• **DIRECTIONS FOR THIS TASK**: Omit all images, then repeat exactly the lines below from the one containing "Emit a Python" through the one containing "from bokeh.resources import INLINE", both ends included.

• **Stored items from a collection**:
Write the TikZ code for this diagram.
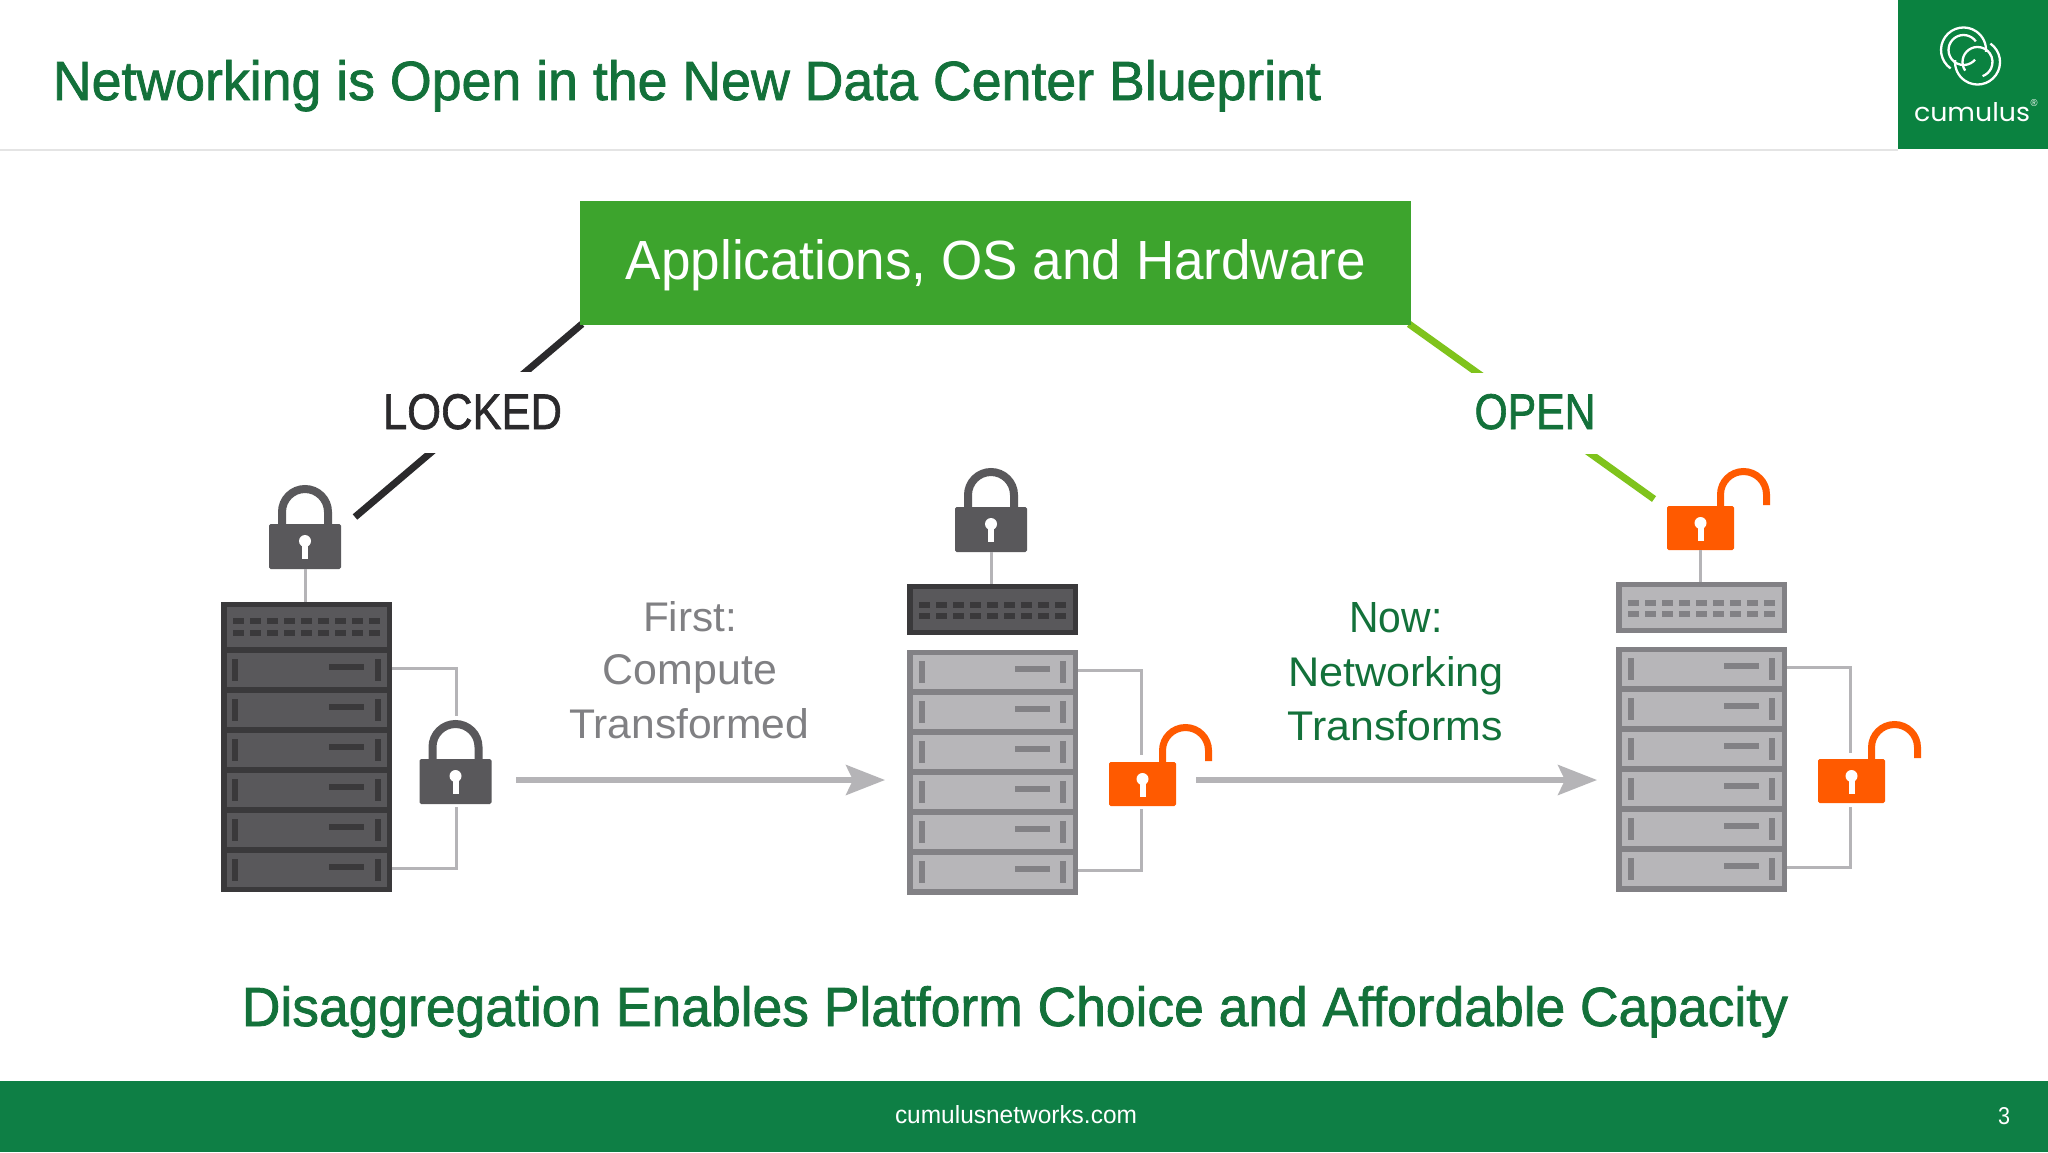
\documentclass[tikz,border=0pt]{standalone}
\usepackage{fontspec}
\usepackage{graphicx}
\usetikzlibrary{arrows.meta,calc}
\setmainfont{Liberation Sans}
\newfontfamily\heavyfont[FakeBold=1.4]{Liberation Sans}
\newfontfamily\logofont{Poppins}
\definecolor{titlegreen}{HTML}{13713A}
\definecolor{footgreen}{HTML}{0E7F45}
\definecolor{logogreen}{HTML}{0A8240}
\definecolor{boxgreen}{HTML}{3DA42D}
\definecolor{lime}{HTML}{7FC31C}
\definecolor{inkdark}{HTML}{2B2A2C}
\definecolor{rackdark}{HTML}{3A393B}
\definecolor{bladedark}{HTML}{59585B}
\definecolor{rackgrey}{HTML}{828185}
\definecolor{bladegrey}{HTML}{B7B6B9}
\definecolor{wiregrey}{HTML}{B5B4B7}
\definecolor{textgrey}{HTML}{808083}
\definecolor{lockorange}{HTML}{FF5A00}
\definecolor{rulegrey}{HTML}{E4E4E4}
\tikzset{
  plate/.style={inner sep=0pt,outer sep=0pt,draw=none,anchor=north west},
  txt/.style={inner sep=0pt,outer sep=0pt,anchor=base},
  wire/.style={draw=wiregrey,line width=1.5pt},
  flow/.style={draw=wiregrey,line width=2.7pt,-{Stealth[length=19.5pt,width=15pt,inset=3.5pt]}},
  lockbody/.style={inner sep=0pt,outer sep=0pt,draw=none,rounded corners=0.8pt},
  leader/.style={line width=3.5pt},
  tag/.style={fill=white,inner sep=0pt,outer sep=0pt,minimum height=40.5pt,minimum width=125pt,anchor=center}
}
% #1 name, #2 centre x, #3 baseline y, #4 width px, #5 height px, #6 colour, #7 font, #8 text
\newcommand\fittext[8]{\node[txt,text=#6] (#1) at (#2,#3) {\resizebox{\dimexpr #4pt/2\relax}{\dimexpr #5pt/2\relax}{#7#8}};}
% #1 name, #2 x, #3 y of frame top, #4 frame col, #5 blade col, #6 frame height px
\newcommand\bladestack[6]{%
  \node[plate,fill=#4,minimum width=85.5pt,minimum height=#6*0.5pt] (#1) at (#2,#3) {};
  \foreach \i [evaluate=\i as \yy using {#3+#6-240+\i*40}] in {0,...,5} {%
    \node[plate,fill=#5,minimum width=80pt,minimum height=17pt] (#1b\i) at ({#2+5.5},{\yy}) {};
    \fill[#4] ({#2+12},{\yy+6}) rectangle ({#2+18},{\yy+28});
    \fill[#4] ({#2+153},{\yy+6}) rectangle ({#2+159},{\yy+28});
    \fill[#4] ({#2+108},{\yy+11}) rectangle ({#2+143},{\yy+17});
  }}
% #1 name, #2 x, #3 y of plate top, #4 frame, #5 inner, #6 ports, #7 outer height
\newcommand\portplate[7]{%
  \node[plate,fill=#4,minimum width=85.5pt,minimum height=#7*0.5pt] (#1) at (#2,#3) {};
  \node[plate,fill=#5,minimum width=80pt,minimum height=20.5pt] (#1i) at ({#2+5.5},{#3+5}) {};
  \foreach \j in {0,...,8} {%
    \fill[#6] ({#2+12+\j*17},{#3+18}) rectangle ({#2+23+\j*17},{#3+24});
    \fill[#6] ({#2+12+\j*17},{#3+29}) rectangle ({#2+23+\j*17},{#3+35});
  }}
\newcommand\keyhole[2]{%
  \fill[white] (#1,{#2+17}) circle[radius=3pt];
  \fill[white] ({#1-3},{#2+17}) rectangle ({#1+3},{#2+35});}
% #1 name, #2 centre x, #3 body top
\newcommand\shutlock[3]{%
  \draw[bladedark,line width=4pt] ({#2-23},{#3+1}) -- ({#2-23},{#3-12}) arc[start angle=180,end angle=0,radius=11.5pt] -- ({#2+23},{#3+1});
  \node[lockbody,fill=bladedark,minimum width=36pt,minimum height=22.5pt] (#1) at (#2,{#3+22.5}) {};
  \keyhole{#2}{#3}}
\newcommand\openlock[3]{%
  \draw[lockorange,line width=3.5pt] ({#2+20},{#3+1}) -- ({#2+20},{#3-11.5}) arc[start angle=180,end angle=0,radius=11.5pt] -- ({#2+66},{#3-1});
  \node[lockbody,fill=lockorange,minimum width=33.5pt,minimum height=22pt] (#1) at (#2,{#3+22}) {};
  \keyhole{#2}{#3}}
\begin{document}
\begin{tikzpicture}[x=0.5pt,y=-0.5pt]
\useasboundingbox (0,0) rectangle (2048,1152);
\fill[white] (0,0) rectangle (2048,1152);
% header and footer
\coordinate (ruleL) at (0,149.5);
\coordinate (ruleR) at (1898,149.5);
\draw[rulegrey,line width=1pt] (ruleL) -- (ruleR);
\node[plate,fill=logogreen,minimum width=75pt,minimum height=74.5pt] (logo) at (1898,0) {};
\node[plate,fill=footgreen,minimum width=1024pt,minimum height=35.5pt] (foot) at (0,1081) {};
\begin{scope}[white,line width=1.15pt]
  \draw (1963.5,50) ++(-12.9,18.4) arc[start angle=235,end angle=-5,radius=11.25pt];
  \draw (1963.5,50) ++(12.3,-8.6) arc[start angle=35,end angle=320,radius=7.5pt];
  \draw (1977.5,62) ++(12.9,-18.4) arc[start angle=55,end angle=-185,radius=11.25pt];
  \draw (1977.5,62) ++(-12.3,8.6) arc[start angle=215,end angle=-70,radius=7.5pt];
\end{scope}
\fittext{logotext}{1972}{121}{116}{19}{white}{\logofont}{cumulus}
\fittext{logomark}{2034}{106}{7}{7}{white}{}{®}
\fittext{title}{687}{100}{1268}{40}{titlegreen}{\heavyfont}{Networking is Open in the New Data Center Blueprint}
\fittext{url}{1016}{1123}{242}{18}{white}{}{cumulusnetworks.com}
\fittext{pagenum}{2004}{1124}{12}{17}{white}{}{3}
% top box and leaders
\node[plate,fill=boxgreen,minimum width=415.5pt,minimum height=62pt] (stack) at (580,201) {};
\coordinate (lockedend) at (355,517);
\coordinate (openend) at (1654,499);
\draw[inkdark,leader] ($(stack.south west)+(1pt,0.5pt)$) -- (lockedend);
\draw[lime,leader] ($(stack.south east)+(-1pt,0.5pt)$) -- (openend);
\node[plate,fill=boxgreen,minimum width=415.5pt,minimum height=62pt] (stacktop) at (580,201) {};
\fittext{stacktext}{996}{279}{740}{40}{white}{}{Applications, OS and Hardware}
\node[tag] (lockedgap) at (473,412.5) {};
\node[tag] (opengap) at (1535,413.5) {};
\fittext{locked}{472.5}{429}{179}{35}{inkdark}{\heavyfont}{LOCKED}
\fittext{open}{1535}{429}{121}{35}{titlegreen}{\heavyfont}{OPEN}
% rack 1
\node[plate,fill=rackdark,minimum width=85.5pt,minimum height=145pt] (rack1) at (221,602) {};
\node[plate,fill=bladedark,minimum width=80pt,minimum height=20pt] (rack1top) at (226.5,607) {};
\foreach \j in {0,...,8} {
  \fill[rackdark] ({233+\j*17},618) rectangle ({244+\j*17},624);
  \fill[rackdark] ({233+\j*17},630) rectangle ({244+\j*17},636);
}
\foreach \i [evaluate=\i as \yy using {653+\i*40}] in {0,...,5} {
  \node[plate,fill=bladedark,minimum width=80pt,minimum height=17pt] (rack1b\i) at (226.5,\yy) {};
  \fill[rackdark] (232,{\yy+6}) rectangle (238,{\yy+28});
  \fill[rackdark] (375,{\yy+6}) rectangle (381,{\yy+28});
  \fill[rackdark] (329,{\yy+11}) rectangle (364,{\yy+17});
}
% rack 2
\portplate{sw2}{907}{584}{rackdark}{bladedark}{rackdark}{51}
\bladestack{rack2}{907}{650}{rackgrey}{bladegrey}{245}
% rack 3
\portplate{sw3}{1616}{582}{rackgrey}{bladegrey}{rackgrey}{51}
\bladestack{rack3}{1616}{647}{rackgrey}{bladegrey}{245}
% locks
\shutlock{lockA}{305}{524}
\shutlock{lockB}{455.5}{759}
\shutlock{lockC}{991}{507}
\openlock{lockD}{1142.5}{762}
\openlock{lockE}{1700.5}{506}
\openlock{lockF}{1851.5}{759}
% wires
\draw[wire] (lockA.south) -- (lockA.south |- rack1.north);
\draw[wire] (lockC.south) -- (lockC.south |- sw2.north);
\draw[wire] (lockE.south) -- (lockE.south |- sw3.north);
\coordinate (a1) at (456,716); \coordinate (a2) at (456,807);
\coordinate (b1) at (1141,755); \coordinate (b2) at (1141,809);
\coordinate (c1) at (1850,753); \coordinate (c2) at (1850,807);
\draw[wire] ([yshift=1pt]rack1b0.center -| rack1.east) -| (a1);
\draw[wire] (a2) |- ([yshift=1pt]rack1b5.center -| rack1.east);
\draw[wire] ([yshift=1pt]rack2b0.center -| rack2.east) -| (b1);
\draw[wire] (b2) |- ([yshift=1pt]rack2b5.center -| rack2.east);
\draw[wire] ([yshift=1pt]rack3b0.center -| rack3.east) -| (c1);
\draw[wire] (c2) |- ([yshift=1pt]rack3b5.center -| rack3.east);
% flow arrows
\coordinate (f1a) at (516,780); \coordinate (f1b) at (885,780);
\coordinate (f2a) at (1196,780); \coordinate (f2b) at (1597,780);
\draw[flow] (f1a) -- (f1b);
\draw[flow] (f2a) -- (f2b);
\fittext{first1}{690}{631}{94}{30}{textgrey}{}{First:}
\fittext{first2}{690}{684}{174}{30}{textgrey}{}{Compute}
\fittext{first3}{689}{738}{240}{30}{textgrey}{}{Transformed}
\fittext{now1}{1396}{632}{93}{30}{titlegreen}{}{Now:}
\fittext{now2}{1396}{686}{216}{30}{titlegreen}{}{Networking}
\fittext{now3}{1395}{740}{215}{30}{titlegreen}{}{Transforms}
\fittext{closing}{1015}{1026}{1546}{40}{titlegreen}{\heavyfont}{Disaggregation Enables Platform Choice and Affordable Capacity}
\end{tikzpicture}
\end{document}
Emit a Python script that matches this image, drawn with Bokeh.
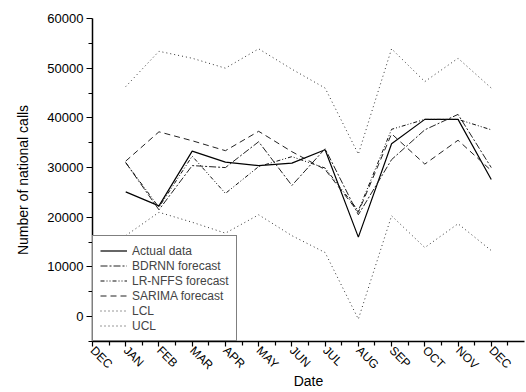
import math
from bokeh.plotting import figure
from bokeh.models import FixedTicker, Range1d, Legend, LegendItem
from bokeh.embed import file_html
from bokeh.resources import INLINE

tick_labels = ["DEC", "JAN", "FEB", "MAR", "APR", "MAY", "JUN", "JUL", "AUG", "SEP", "OCT", "NOV", "DEC"]
months = ["JAN", "FEB", "MAR", "APR", "MAY", "JUN", "JUL", "AUG", "SEP", "OCT", "NOV", "DEC"]

actual = [25100, 22300, 33300, 31100, 30400, 30900, 33600, 16000, 34800, 39700, 39700, 27600]
bdrnn = [31000, 21500, 30400, 30000, 35200, 26400, 33800, 20500, 31600, 37600, 40700, 30000]
lrnffs = [31000, 22000, 32300, 24800, 30200, 32200, 29900, 21300, 37700, 39700, 39700, 37600]
sarima = [31300, 37200, 35400, 33400, 37300, 33200, 29600, 21000, 36800, 30700, 35500, 29400]
lcl = [16300, 21000, 19000, 16800, 20500, 16300, 12900, -500, 20300, 13900, 18700, 13300]
ucl = [46300, 53400, 52000, 50000, 53900, 49800, 46000, 32700, 53900, 47300, 52000, 46000]

xs = list(range(1, len(months) + 1))

FONT = "Liberation Sans"

p = figure(width=526, height=392, output_backend="svg", toolbar_location=None,
           x_range=Range1d(0, 13), y_range=Range1d(-5000, 60000),
           min_border_left=92, min_border_right=2, min_border_top=18, min_border_bottom=51)
p.outline_line_color = None
p.xgrid.visible = False
p.ygrid.visible = False

series = [
    ("Actual data", actual, None, "#000000", 1.2),
    ("BDRNN forecast", bdrnn, "7 2 2 2", "#222222", 1.0),
    ("LR-NFFS forecast", lrnffs, "4 2 1 2 1 2", "#111111", 1.0),
    ("SARIMA forecast", sarima, "6 4", "#222222", 1.0),
    ("LCL", lcl, "1 3", "#333333", 1.0),
    ("UCL", ucl, "1 3", "#333333", 1.0),
]
items = []
for name, ys, dash, col, w in series:
    kw = dict(line_color=col, line_width=w)
    if dash:
        kw["line_dash"] = dash
    r = p.line(xs, ys, **kw)
    items.append(LegendItem(label=name, renderers=[r]))

legend = Legend(items=items, location="bottom_left", margin=0, padding=7,
                spacing=0, label_height=15, glyph_height=15, glyph_width=27,
                label_standoff=5, border_line_color="black", border_line_width=1.2,
                label_text_font=FONT, label_text_font_size="12px",
                background_fill_alpha=1.0)
p.add_layout(legend, "center")

# x axis
p.xaxis.ticker = FixedTicker(ticks=list(range(len(tick_labels))),
                             minor_ticks=[i + 0.5 for i in range(len(tick_labels))])
p.xaxis.major_label_overrides = {i: t for i, t in enumerate(tick_labels)}
p.xaxis.major_label_orientation = -math.pi / 4
p.xaxis.axis_label = "Date"

# y axis
p.yaxis.ticker = FixedTicker(ticks=[0, 10000, 20000, 30000, 40000, 50000, 60000],
                             minor_ticks=[-5000, 5000, 15000, 25000, 35000, 45000, 55000])
p.yaxis.axis_label = "Number of national calls"
p.yaxis.formatter.use_scientific = False

for ax in (p.xaxis[0], p.yaxis[0]):
    ax.axis_line_width = 1.5
    ax.axis_line_color = "black"
    ax.major_tick_line_color = "black"
    ax.minor_tick_line_color = "black"
    ax.major_tick_line_width = 1.2
    ax.minor_tick_line_width = 1.2
    ax.major_tick_in = 0
    ax.minor_tick_in = 0
    ax.major_label_text_font = FONT
    ax.major_label_text_color = "black"
    ax.axis_label_text_font = FONT
    ax.axis_label_text_font_size = "14px"
    ax.axis_label_text_font_style = "normal"
    ax.axis_label_text_color = "black"

p.xaxis.major_tick_out = 5
p.xaxis.minor_tick_out = 4
p.xaxis.major_label_text_font_size = "12px"
p.xaxis.major_label_standoff = 2
p.xaxis.axis_label_standoff = -7

p.yaxis.major_tick_out = 6
p.yaxis.minor_tick_out = 4
p.yaxis.major_label_text_font_size = "13px"
p.yaxis.major_label_standoff = 3
p.yaxis.axis_label_standoff = 13

open("out.html", "w").write(file_html(p, INLINE))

• **RESPONSE BELOW**:
Emit a Python script that matches this image, drawn with Bokeh.
import math
from bokeh.plotting import figure
from bokeh.models import FixedTicker, Range1d, Legend, LegendItem
from bokeh.embed import file_html
from bokeh.resources import INLINE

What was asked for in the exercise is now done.